Reverberations are still being felt around the NBA days after the Milwaukee Bucks sat in their locker room for three hours in a historic decision to boycott their playoff game following the shooting of 29-year-old Jacob Blake by police officers in Wisconsin.
Some players on the Boston Celtics -- who resume playing Sunday when they kick off their Round 2 showdown with the Toronto Raptors -- are among the league's most powerful voices continuing the push for social justice, saying they want drastic change.
"I think in hindsight we will appreciate what Milwaukee did," Celtics starter Jaylen Brown said. "It’s a lot of guys that came down here for reasons other than basketball and to use our platforms and Milwaukee did exactly that. And if necessary, it can be done again.”
Brown, vice president in the NBA Players Association, said, "I don’t think that not following directions should lead to death or being shot in the back.”
The shooting of Blake led to players striking, and, as a result, league owners are now working with election officials to use arenas as polling places.

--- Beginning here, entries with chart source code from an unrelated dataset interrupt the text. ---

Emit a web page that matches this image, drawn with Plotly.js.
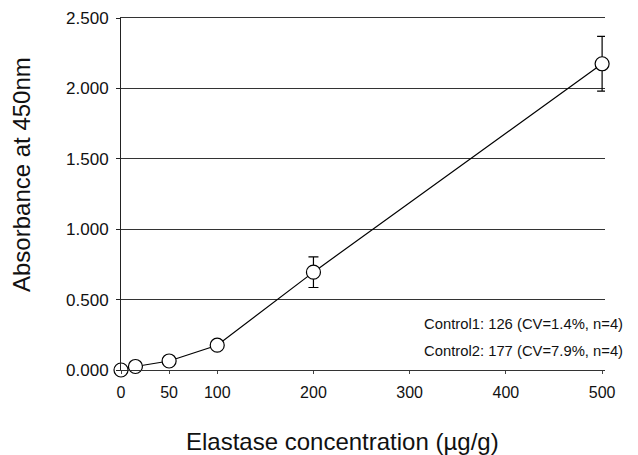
<!DOCTYPE html>
<html>
<head>
<meta charset="utf-8">
<script src="https://cdn.plot.ly/plotly-3.0.1.min.js"></script>
<style>
  html, body { margin: 0; padding: 0; background: #fff; }
  #chart { width: 638px; height: 455px; }
</style>
</head>
<body>
<div id="chart"></div>
<script>
// Standard curve: elastase concentration vs. absorbance
const concentration = [0, 15, 50, 100, 200, 500];
const absorbance = [0.000, 0.025, 0.064, 0.176, 0.695, 2.175];
const absorbanceErr = [0, 0, 0, 0, 0.109, 0.195];

const xTickVals = [0, 50, 100, 200, 300, 400, 500];
const xTickText = ['0', '50', '100', '200', '300', '400', '500'];
const yTickVals = [0, 0.5, 1.0, 1.5, 2.0, 2.5];

const xTitle = 'Elastase concentration (µg/g)';
const yTitle = 'Absorbance at 450nm';
const controlNotes = [
  'Control1: 126 (CV=1.4%, n=4)',
  'Control2: 177 (CV=7.9%, n=4)'
];

const font = 'Arial, "Liberation Sans", sans-serif';
const ink = '#111';

const trace = {
  x: concentration,
  y: absorbance,
  type: 'scatter',
  mode: 'lines+markers',
  line: { color: '#000', width: 1.2 },
  marker: {
    size: 14,
    color: '#fff',
    line: { color: '#000', width: 1.2 }
  },
  error_y: {
    type: 'data',
    array: absorbanceErr,
    visible: true,
    color: '#000',
    thickness: 1.2,
    width: 5
  },
  cliponaxis: false,
  hoverinfo: 'x+y'
};

const layout = {
  width: 638,
  height: 455,
  margin: { l: 121, r: 33, t: 18, b: 85 },
  paper_bgcolor: '#fff',
  plot_bgcolor: '#fff',
  showlegend: false,
  font: { family: font, color: ink },
  xaxis: {
    range: [0, 503],
    tickvals: xTickVals,
    ticktext: xTickText,
    ticks: 'outside',
    ticklen: 3,
    tickcolor: '#444',
    ticklabelstandoff: 5,
    showgrid: false,
    zeroline: false,
    showline: true,
    mirror: true,
    linecolor: '#333',
    linewidth: 1,
    tickfont: { size: 16, family: font, color: ink }
  },
  yaxis: {
    range: [0, 2.5],
    tickvals: yTickVals,
    tickformat: '.3f',
    ticks: 'outside',
    ticklen: 4,
    tickcolor: '#222',
    ticklabelstandoff: 4,
    showgrid: true,
    gridcolor: '#333',
    gridwidth: 1,
    zeroline: false,
    showline: true,
    linecolor: '#222',
    linewidth: 1,
    tickfont: { size: 17, family: font, color: ink }
  },
  annotations: [
    {
      text: xTitle,
      xref: 'paper', yref: 'paper',
      x: 0.4577, y: -0.2045,
      xanchor: 'center', yanchor: 'middle',
      showarrow: false,
      font: { size: 24, family: font, color: ink }
    },
    {
      text: yTitle,
      xref: 'paper', yref: 'paper',
      x: -0.2045, y: 0.554,
      xanchor: 'center', yanchor: 'middle',
      textangle: -90,
      showarrow: false,
      font: { size: 24, family: font, color: ink }
    },
    {
      text: controlNotes[0],
      xref: 'paper', yref: 'paper',
      x: 1.042, y: 0.132,
      xanchor: 'right', yanchor: 'middle',
      showarrow: false,
      font: { size: 14.8, family: font, color: ink }
    },
    {
      text: controlNotes[1],
      xref: 'paper', yref: 'paper',
      x: 1.042, y: 0.055,
      xanchor: 'right', yanchor: 'middle',
      showarrow: false,
      font: { size: 14.8, family: font, color: ink }
    }
  ]
};

Plotly.newPlot('chart', [trace], layout, { displayModeBar: false, staticPlot: true });
</script>
</body>
</html>
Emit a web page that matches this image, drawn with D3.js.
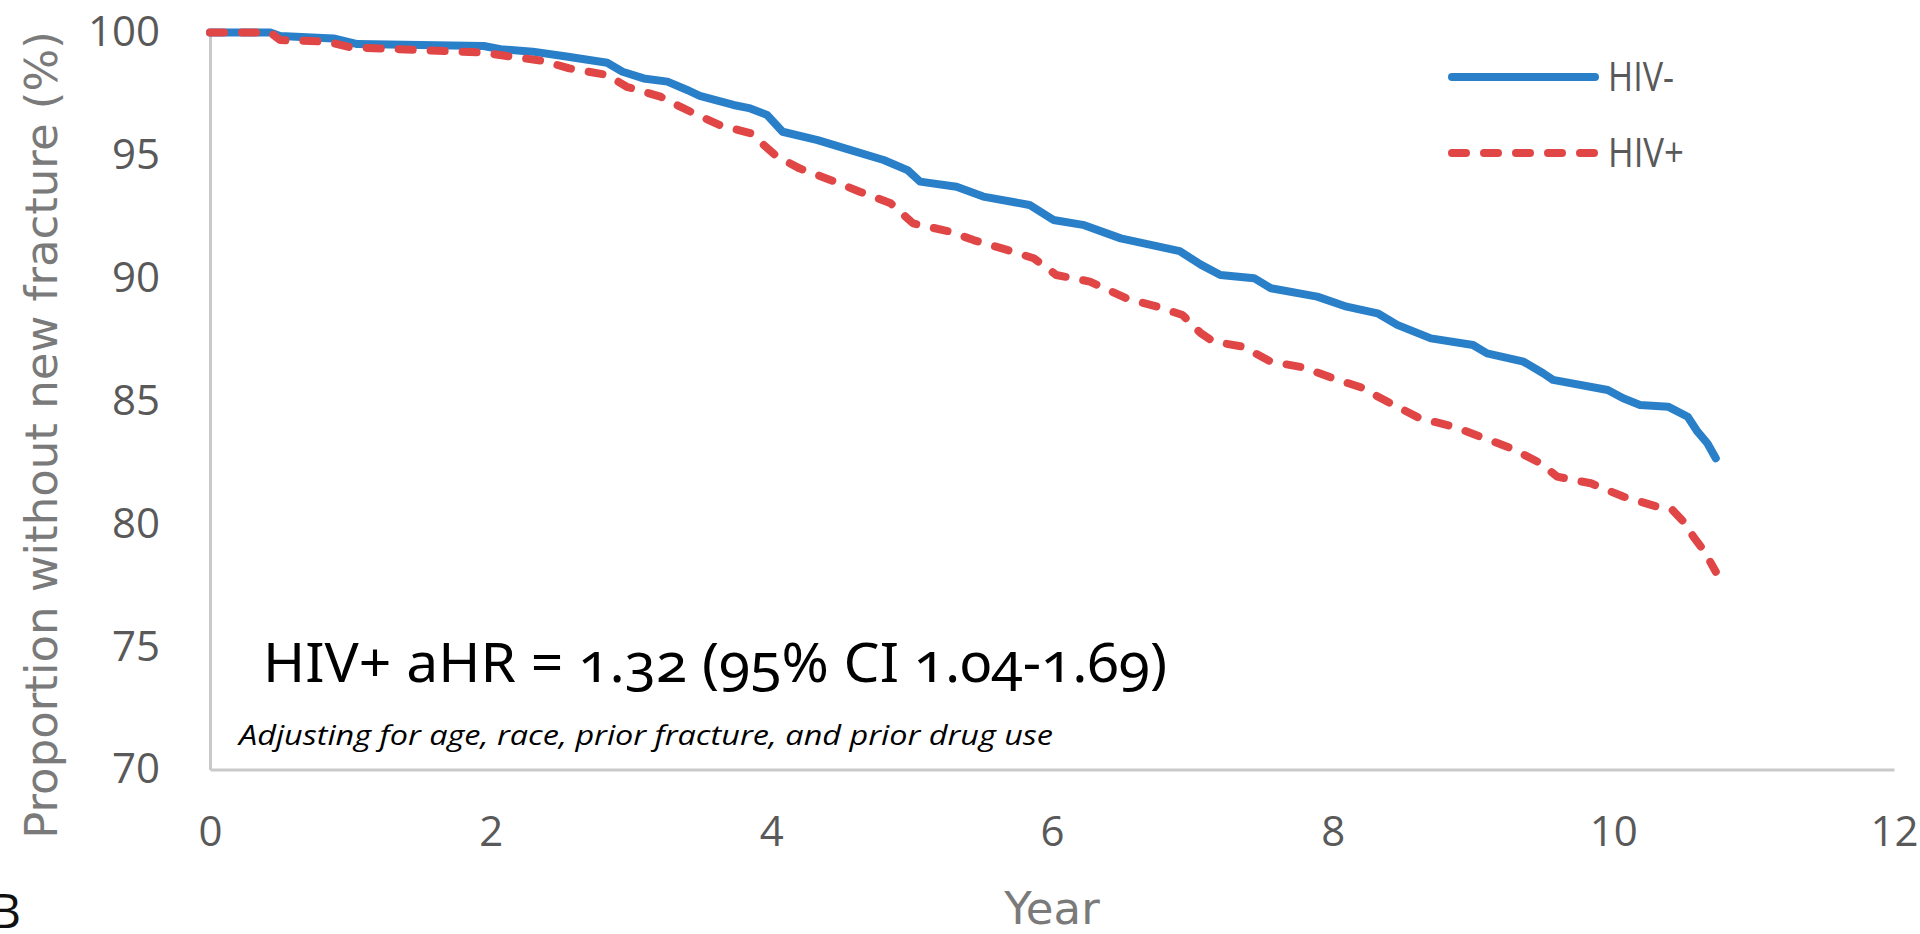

Though officials in Boston and Massachusetts say that won't happen at the TD Garden under the current law.
“Using our resources to get more access to things like that and just to raise awareness for people to vote, first of all to get registered to vote and then to vote,” Celtics forward Jayson Tatum said.
It's one step in a fight for racial justice that's seen enough highs and lows to shake player confidence in real change.
"People were dying in 2014 and it’s 2020 and people are still dying the same way," Brown said. "They keep saying, reform, reform, reform and there ain't nothing being reformed.”
But competing players are standing together and continuing the fight.
"It’s a challenge that I willingly signed up for," Brown added. "We gotta keep pushing that line, we gotta keep demanding justice, we gotta hold people accountable, we gotta hold the police accountable.”